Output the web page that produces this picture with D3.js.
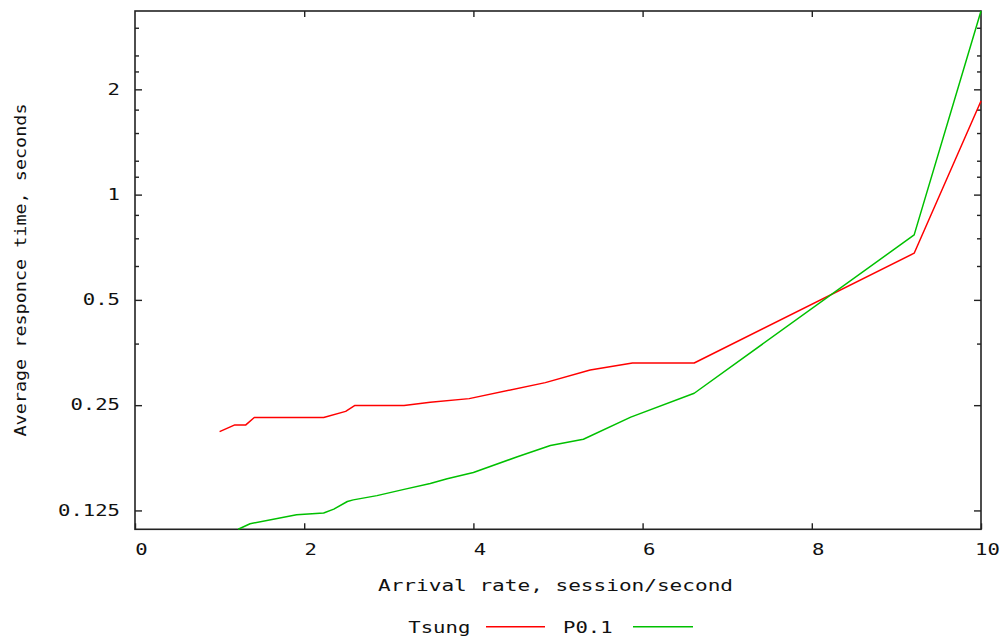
<!DOCTYPE html>
<html>
<head>
<meta charset="utf-8">
<script src="https://cdn.jsdelivr.net/npm/d3@7"></script>
<style>
  html, body { margin: 0; padding: 0; background: #fff; }
  svg { display: block; }
  text { font-family: "DejaVu Sans Mono", "Liberation Mono", monospace; font-size: 15px; fill: #111; }
</style>
</head>
<body>
<svg id="chart" width="1003" height="642"></svg>
<script>
// Arrival rate (sessions/second) and average response time (seconds) per load generator
const tsungRate = [1.0, 1.18, 1.31, 1.41, 2.23, 2.49, 2.60, 3.18, 3.49, 3.95, 4.85, 5.38, 5.88, 6.61, 9.21, 10.0];
const tsungTime = [0.210, 0.2195, 0.2195, 0.2305, 0.2305, 0.240, 0.2495, 0.2495, 0.255, 0.261, 0.290, 0.315, 0.330, 0.330, 0.680, 1.852];

const p01Rate = [1.22, 1.36, 1.91, 2.23, 2.35, 2.51, 2.58, 2.86, 3.18, 3.49, 3.69, 4.0, 4.52, 4.91, 5.30, 5.86, 6.61, 9.21, 10.0];
const p01Time = [0.1104, 0.1145, 0.1215, 0.1229, 0.1261, 0.1326, 0.134, 0.1378, 0.1436, 0.1492, 0.154, 0.1604, 0.178, 0.1916, 0.1997, 0.231, 0.2704, 0.767, 3.35];

const seriesNames = ["Tsung", "P0.1"];
const seriesColors = ["#ff0000", "#00c000"];

const xTicks = [0, 2, 4, 6, 8, 10];
const yTicks = [0.125, 0.25, 0.5, 1, 2];
const yMinorTicks = [0.375, 0.625, 0.75, 0.875, 1.125, 1.25, 1.5, 1.75, 2.25, 2.5, 3];

const xTitle = "Arrival rate, session/second";
const yTitle = "Average responce time, seconds";

// ---- layout ----
const W = 1003, H = 642;
const m = { left: 135, right: 22, top: 11, bottom: 112.7 };
const pw = W - m.left - m.right, ph = H - m.top - m.bottom;
const CHAR_W = 12.4;

const svg = d3.select("#chart");
const g = svg.append("g").attr("transform", `translate(${m.left},${m.top})`);

const x = d3.scaleLinear().domain([0, 10]).range([0, pw]);
const yExtent = d3.extent(tsungTime.concat(p01Time));
const y = d3.scaleLog().base(2).domain(yExtent).range([ph, 0]);

// stretch monospace labels to a wide fixed pitch
function widen(sel, cw) {
  sel.each(function () {
    const t = d3.select(this);
    const s = t.text();
    t.attr("textLength", s.length * (cw || CHAR_W)).attr("lengthAdjust", "spacingAndGlyphs");
  });
}

function styleAxis(sel) {
  sel.select(".domain").remove();
  sel.selectAll(".tick line").attr("stroke", "#222").attr("stroke-width", 1.4);
}

// bottom axis
const xAxis = g.append("g").attr("transform", `translate(0,${ph})`)
  .call(d3.axisBottom(x).tickValues(xTicks).tickFormat(d3.format("d")).tickSizeInner(-6).tickSizeOuter(0).tickPadding(15.5));
styleAxis(xAxis);
xAxis.selectAll("text").attr("dx", 6).style("font-size", "15px").style("font-family", null);
widen(xAxis.selectAll("text"));

// top mirrored ticks
const xTop = g.append("g")
  .call(d3.axisTop(x).tickValues(xTicks.slice(1, -1)).tickSizeInner(-6).tickSizeOuter(0).tickFormat(""));
styleAxis(xTop);

// left axis
const yAxis = g.append("g")
  .call(d3.axisLeft(y).tickValues(yTicks).tickFormat(d => String(d)).tickSizeInner(-7).tickSizeOuter(0).tickPadding(15));
styleAxis(yAxis);
yAxis.selectAll("text").style("font-size", "15px").style("font-family", null);
widen(yAxis.selectAll("text"));

const yMinor = g.append("g")
  .call(d3.axisLeft(y).tickValues(yMinorTicks).tickFormat("").tickSizeInner(-4).tickSizeOuter(0));
styleAxis(yMinor);

// right mirrored ticks
const yRight = g.append("g").attr("transform", `translate(${pw},0)`)
  .call(d3.axisRight(y).tickValues(yTicks).tickFormat("").tickSizeInner(-7).tickSizeOuter(0));
styleAxis(yRight);
const yRightMinor = g.append("g").attr("transform", `translate(${pw},0)`)
  .call(d3.axisRight(y).tickValues(yMinorTicks).tickFormat("").tickSizeInner(-4).tickSizeOuter(0));
styleAxis(yRightMinor);

// plot border
g.append("rect").attr("x", 0).attr("y", 0).attr("width", pw).attr("height", ph)
  .attr("fill", "none").attr("stroke", "#222").attr("stroke-width", 1.6);

// data lines
g.append("clipPath").attr("id", "plotClip")
  .append("rect").attr("x", 0).attr("y", -1).attr("width", pw + 1).attr("height", ph + 2);

const line = d3.line().x(d => x(d[0])).y(d => y(d[1]));
const series = [
  d3.zip(tsungRate, tsungTime),
  d3.zip(p01Rate, p01Time)
];
series.forEach((pts, i) => {
  g.append("path").datum(pts)
    .attr("clip-path", "url(#plotClip)")
    .attr("fill", "none")
    .attr("stroke", seriesColors[i])
    .attr("stroke-width", 1.5)
    .attr("stroke-linejoin", "round")
    .attr("d", line);
});

// axis titles
const xt = svg.append("text").attr("x", 378).attr("y", 590.5).text(xTitle);
widen(xt, 12.68);

const yt = svg.append("text")
  .attr("transform", "translate(26,270) rotate(-90)")
  .attr("text-anchor", "middle")
  .text(yTitle);
widen(yt, 11.1);

// legend
const legend = svg.append("g");
const legendX = [408.3, 563];
const legendLine = [[486, 545], [633, 693]];
seriesNames.forEach((name, i) => {
  const t = legend.append("text").attr("x", legendX[i]).attr("y", 632.7).text(name);
  widen(t, 12.4);
  legend.append("line")
    .attr("x1", legendLine[i][0]).attr("x2", legendLine[i][1])
    .attr("y1", 626.7).attr("y2", 626.7)
    .attr("stroke", seriesColors[i]).attr("stroke-width", 1.5);
});
</script>
</body>
</html>
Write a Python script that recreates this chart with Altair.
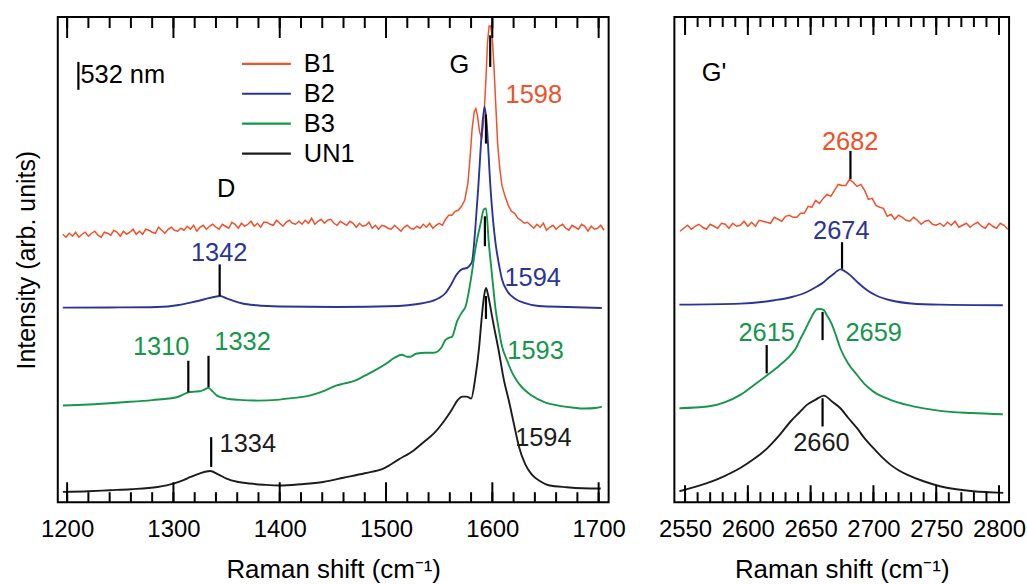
▬▬▬
--- Task statement ---
Show every line in the entries where the string "script" occurs.

--- Task solution ---
<script src="https://cdn.jsdelivr.net/npm/d3@7"></script>
<script>
</script>
Write a Python script that recreates this chart with Altair.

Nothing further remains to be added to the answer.